## What you should do
Every line below should be copied exactly; drop the pictures.

## Source excerpt
◇ ◇ ◇ ◇ ◇ ◇ ◇

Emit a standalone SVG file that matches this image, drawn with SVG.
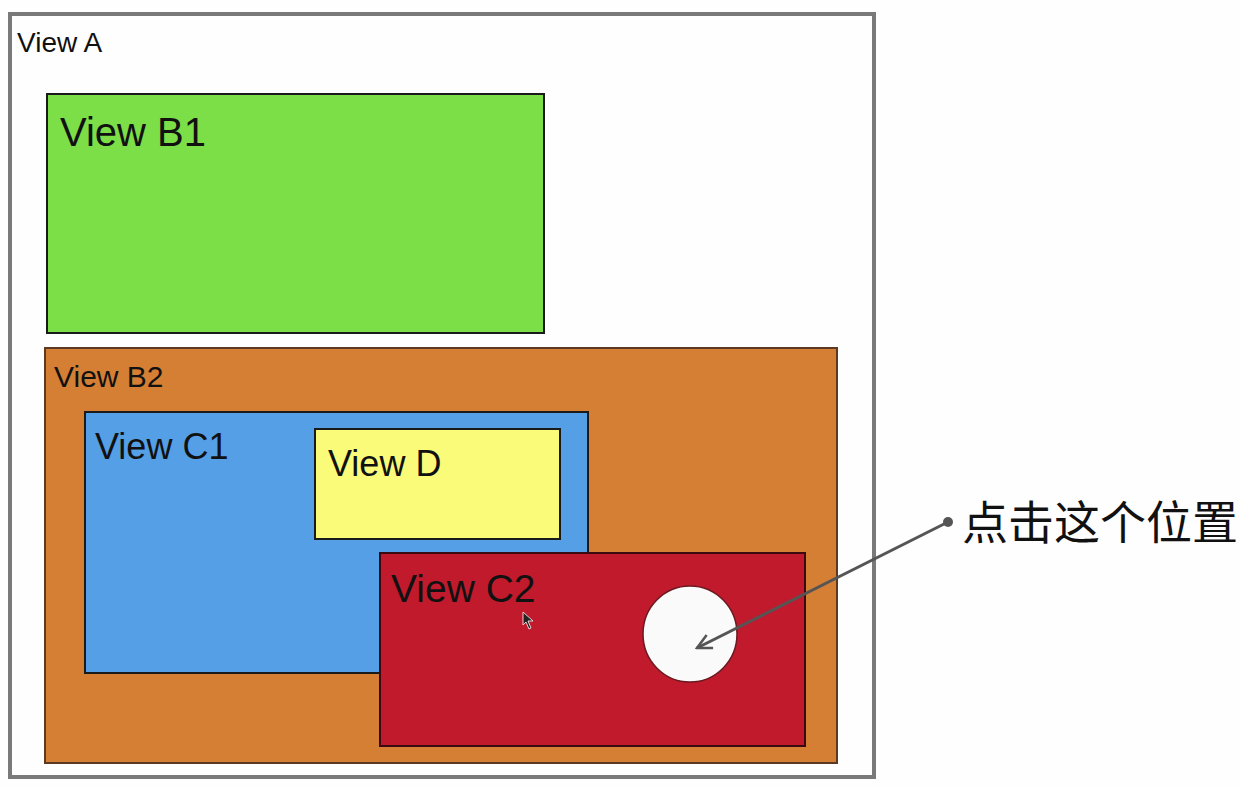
<svg xmlns="http://www.w3.org/2000/svg" width="1240" height="786" viewBox="0 0 1240 786">
<style>
.box{stroke:#1a1a1a;stroke-width:2}
.lbl{font-family:"Liberation Sans",Arial,sans-serif;fill:#111}
.cn{font-family:"Noto Sans CJK SC","Noto Sans",sans-serif;fill:#111}
</style>
<defs>
<marker id="ah" viewBox="0 0 10 10" refX="9" refY="5" markerWidth="18" markerHeight="18" orient="auto" markerUnits="userSpaceOnUse">
<path d="M1,1 L9,5 L1,9" fill="none" stroke="#555" stroke-width="1.4"/>
</marker>
</defs>
<rect width="1240" height="786" fill="#fefefe"/>
<g id="viewA">
<rect x="10" y="14" width="864" height="763" fill="#fefefe" stroke="#7a7a7a" stroke-width="4"/>
<text class="lbl" x="17" y="52" font-size="28">View A</text>
</g>
<g id="viewB1">
<rect class="box" x="47" y="94" width="497" height="239" fill="#7ddf47"/>
<text class="lbl" x="60" y="146" font-size="40">View B1</text>
</g>
<g id="viewB2">
<rect x="45" y="348" width="792" height="415" fill="#d57f34" stroke="#5a3a20" stroke-width="2"/>
<text class="lbl" x="54" y="387" font-size="30" fill="#2a1a10">View B2</text>
</g>
<g id="viewC1">
<rect class="box" x="85" y="412" width="503" height="261" fill="#559fe6"/>
<text class="lbl" x="95" y="459" font-size="36">View C1</text>
</g>
<g id="viewD">
<rect class="box" x="315" y="429" width="245" height="110" fill="#fafb78"/>
<text class="lbl" x="328" y="476" font-size="36">View D</text>
</g>
<g id="viewC2">
<rect x="380" y="553" width="425" height="193" fill="#c01a2c" stroke="#3a0a10" stroke-width="2"/>
<text class="lbl" x="391" y="602" font-size="39" fill="#2a0508">View C2</text>
<ellipse cx="690" cy="634" rx="47" ry="48" fill="#fafafa" stroke="#6a1a20" stroke-width="1.5"/>
<path d="M523,612 L523,625 L526,622 L529,629 L531,628 L528,621 L533,621 Z" fill="#222" stroke="#fff" stroke-width="0.8"/>
</g>
<g id="connectors">
<circle cx="948" cy="522" r="5" fill="#555"/>
<line x1="948" y1="522" x2="697" y2="648" stroke="#555" stroke-width="3" marker-end="url(#ah)"/>
</g>
<g id="note">
<text class="cn" x="962" y="539" font-size="46">点击这个位置</text>
</g>
</svg>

◇ ◇ ◇ ◇ ◇ ◇ ◇

## Answer to this task
Emit a standalone SVG file that matches this image, drawn with SVG.
<svg xmlns="http://www.w3.org/2000/svg" width="1240" height="786" viewBox="0 0 1240 786">
<style>
.box{stroke:#1a1a1a;stroke-width:2}
.lbl{font-family:"Liberation Sans",Arial,sans-serif;fill:#111}
.cn{font-family:"Noto Sans CJK SC","Noto Sans",sans-serif;fill:#111}
</style>
<defs>
<marker id="ah" viewBox="0 0 10 10" refX="9" refY="5" markerWidth="18" markerHeight="18" orient="auto" markerUnits="userSpaceOnUse">
<path d="M1,1 L9,5 L1,9" fill="none" stroke="#555" stroke-width="1.4"/>
</marker>
</defs>
<rect width="1240" height="786" fill="#fefefe"/>
<g id="viewA">
<rect x="10" y="14" width="864" height="763" fill="#fefefe" stroke="#7a7a7a" stroke-width="4"/>
<text class="lbl" x="17" y="52" font-size="28">View A</text>
</g>
<g id="viewB1">
<rect class="box" x="47" y="94" width="497" height="239" fill="#7ddf47"/>
<text class="lbl" x="60" y="146" font-size="40">View B1</text>
</g>
<g id="viewB2">
<rect x="45" y="348" width="792" height="415" fill="#d57f34" stroke="#5a3a20" stroke-width="2"/>
<text class="lbl" x="54" y="387" font-size="30" fill="#2a1a10">View B2</text>
</g>
<g id="viewC1">
<rect class="box" x="85" y="412" width="503" height="261" fill="#559fe6"/>
<text class="lbl" x="95" y="459" font-size="36">View C1</text>
</g>
<g id="viewD">
<rect class="box" x="315" y="429" width="245" height="110" fill="#fafb78"/>
<text class="lbl" x="328" y="476" font-size="36">View D</text>
</g>
<g id="viewC2">
<rect x="380" y="553" width="425" height="193" fill="#c01a2c" stroke="#3a0a10" stroke-width="2"/>
<text class="lbl" x="391" y="602" font-size="39" fill="#2a0508">View C2</text>
<ellipse cx="690" cy="634" rx="47" ry="48" fill="#fafafa" stroke="#6a1a20" stroke-width="1.5"/>
<path d="M523,612 L523,625 L526,622 L529,629 L531,628 L528,621 L533,621 Z" fill="#222" stroke="#fff" stroke-width="0.8"/>
</g>
<g id="connectors">
<circle cx="948" cy="522" r="5" fill="#555"/>
<line x1="948" y1="522" x2="697" y2="648" stroke="#555" stroke-width="3" marker-end="url(#ah)"/>
</g>
<g id="note">
<text class="cn" x="962" y="539" font-size="46">点击这个位置</text>
</g>
</svg>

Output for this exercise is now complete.